Hank Hayes • May 21, 2018 at 8:30 AM

KINGSPORT – Universal Machine & Tool is going heavy metal.

Universal is adding 12,000 square feet of space that will house a Doosan Puma VTS-1214 CNC Turning Center to fabricate large metal parts and a Davi rolling machine to bend large metal plates at its Brookside Industrial Park facility.

“We decided to go to heavier work. It’s not as competitive if your margins are higher, it’s a simpler type work,” Darrel Gillespie, Universal’s CEO and founder, explained. “We’re adding on to where we can take the company in a direction where we can handle a larger work size … that can help out people like Komatsu, Caterpillar and even Eastman.”

Gillespie noted the company expects to invest $1.5 million to $2 million in the expansion, which is expected to be operational in 30-45 days.

It’s a major step for the company founded by Gillespie and his wife, Carolyn, in 1988 in their Lynn Garden garage, initially just making repair parts for local industry.

At the same time, Gillespie worked as a maintenance mechanic at the former Arcata Graphics, the local book plant formerly known as the Kingsport Press.

Soon word spread about Gillespie’s operation, and in just a few years, he needed to hire extra hands to help handle the workload.

In 1992, the business had outgrown the small garage, and Gillespie moved the operation to the Brookside Industrial Park.

But Gillespie continued to work at the book factory, all the while growing his own business on the side.

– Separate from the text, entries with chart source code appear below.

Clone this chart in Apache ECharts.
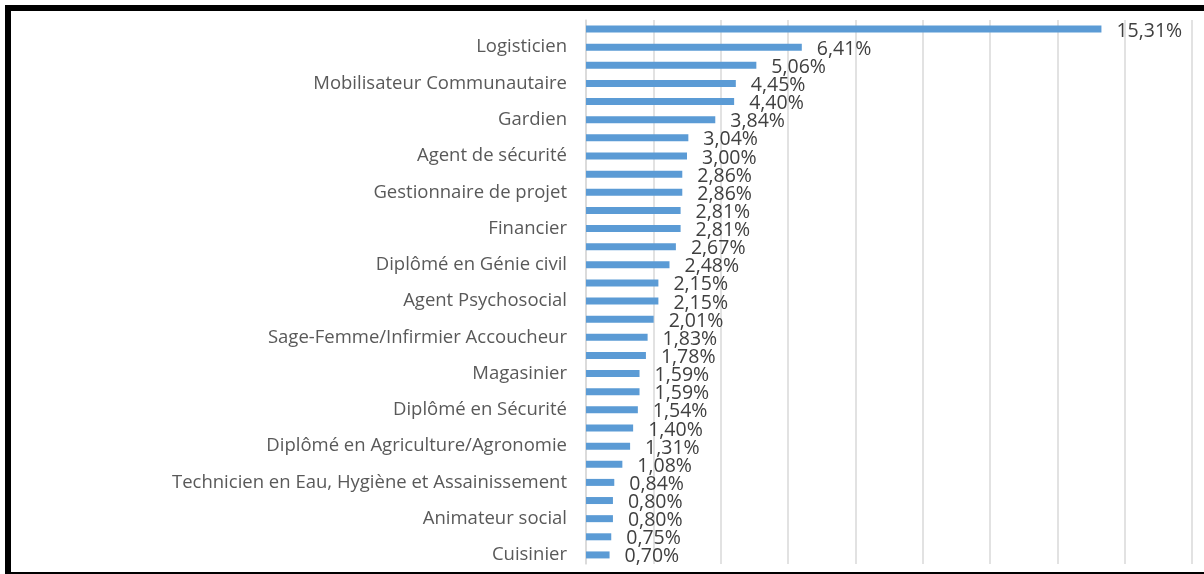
<!DOCTYPE html>
<html>
<head>
<meta charset="utf-8">
<script src="https://cdn.jsdelivr.net/npm/echarts@6/dist/echarts.min.js"></script>
<style>
html,body{margin:0;padding:0;background:#fff;}
#chart{width:1204px;height:574px;}
</style>
</head>
<body>
<div id="chart"></div>
<script>
// Categories (top to bottom); only every other label is visible in the reference
var categories = [
  "", "Logisticien", "", "Mobilisateur Communautaire", "", "Gardien",
  "", "Agent de sécurité", "", "Gestionnaire de projet", "", "Financier",
  "", "Diplômé en Génie civil", "", "Agent Psychosocial", "", "Sage-Femme/Infirmier Accoucheur",
  "", "Magasinier", "", "Diplômé en Sécurité", "", "Diplômé en Agriculture/Agronomie",
  "", "Technicien en Eau, Hygiène et Assainissement", "", "Animateur social", "", "Cuisinier"
];
// Percent values
var values = [
  15.31, 6.41, 5.06, 4.45, 4.40, 3.84,
  3.04, 3.00, 2.86, 2.86, 2.81, 2.81,
  2.67, 2.48, 2.15, 2.15, 2.01, 1.83,
  1.78, 1.59, 1.59, 1.54, 1.40, 1.31,
  1.08, 0.84, 0.80, 0.80, 0.75, 0.70
];
var xTicks = {min: 0, max: 18, interval: 2};

var chart = echarts.init(document.getElementById('chart'), null, {renderer: 'canvas'});
chart.setOption({
  animation: false,
  backgroundColor: '#ffffff',
  grid: {left: 586, right: 12, top: 20, bottom: 10, containLabel: false},
  xAxis: {
    type: 'value',
    min: xTicks.min, max: xTicks.max, interval: xTicks.interval,
    axisLabel: {show: false},
    axisLine: {show: false},
    axisTick: {show: false},
    splitLine: {show: true, lineStyle: {color: '#d9d9d9', width: 1.5}}
  },
  yAxis: {
    type: 'category',
    inverse: true,
    data: categories,
    axisTick: {show: false},
    axisLine: {show: true, lineStyle: {color: '#d9d9d9', width: 1.5}},
    axisLabel: {
      interval: 0,
      margin: 19,
      color: '#595959',
      fontFamily: 'Open Sans',
      fontSize: 18.5
    }
  },
  series: [{
    type: 'bar',
    data: values,
    barWidth: 7,
    itemStyle: {color: '#5B9BD5'},
    label: {
      show: true,
      position: 'right',
      distance: 15,
      offset: [0, 2],
      color: '#404040',
      fontFamily: 'Open Sans',
      fontSize: 19.5,
      formatter: function (p) { return p.value.toFixed(2).replace('.', ',') + '%'; }
    }
  }],
  graphic: [
    {type: 'rect', shape: {x: 5, y: 5, width: 1199, height: 6}, style: {fill: '#000'}},
    {type: 'rect', shape: {x: 5, y: 5, width: 6, height: 569}, style: {fill: '#000'}},
    {type: 'rect', shape: {x: 5, y: 572, width: 1199, height: 2}, style: {fill: '#000'}}
  ]
});
</script>
</body>
</html>
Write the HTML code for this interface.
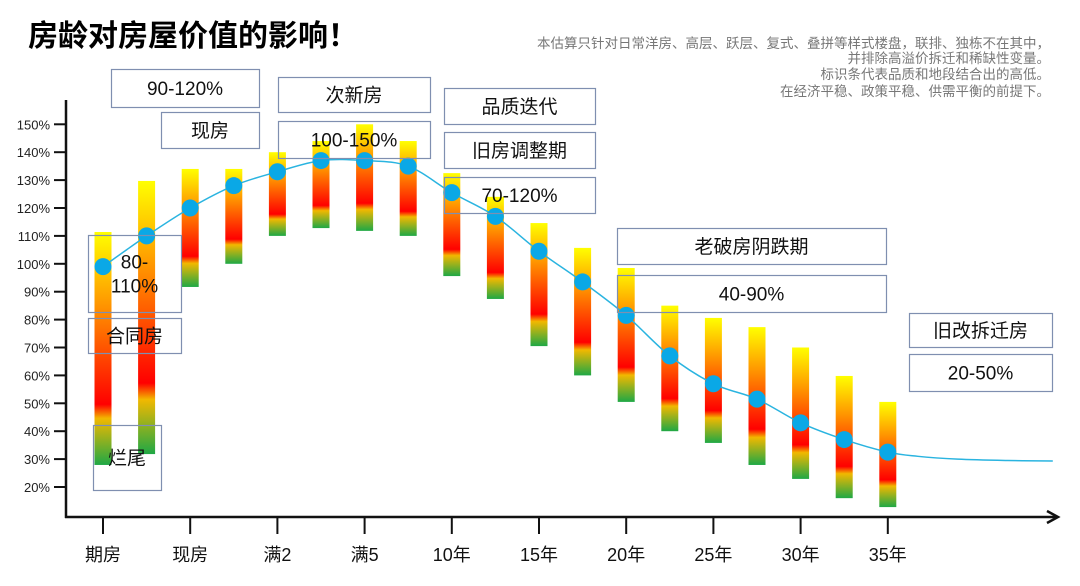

In 1999, he retired from the book plant and went to work full time at his own company. Three years later, he doubled the size of the operations facility to help meet growing demand.

Universal, with about 30 employees, makes a wide range of parts for industry, does machine design and building, makes replacement parts, prototype parts, stainless steel, carbon steel, various alloys, plastics, you name it, including welding. He also has a crane and millwright service.

Because of Gillespie’s background, Universal initially focused on manufacturing parts for the printing and bookbinding industries. Now it’s doing sophisticated water jet cutting.

“It’s gotten a lot more computerized, everything is going digital,” Gillespie pointed out. “We will add jobs because this equipment will add jobs and we could go to a second shift … I think at the present time we are the largest fully equipped machine shop within probably about 100 miles. It will give us more capacity to go after people and our competitors in Chattanooga and Marion, Va. I’m the type of person who says ‘I’m going to do it’ … in the next five years, I hope that we would hope to be up to 50 employees by then. Our sales now are around $4 million. I would hope we could grow that to $5-$6 million.”

Gillespie gives credit to his core team – Engineering Manager Wayne Smith, Accounting Manager Julia Hill, Shop Manager Shane McDavid and Receptionist Barbara Quillen – for moving the company forward.

“I sincerely believe we’ve got the most talented group of people here,” Gillespie insisted.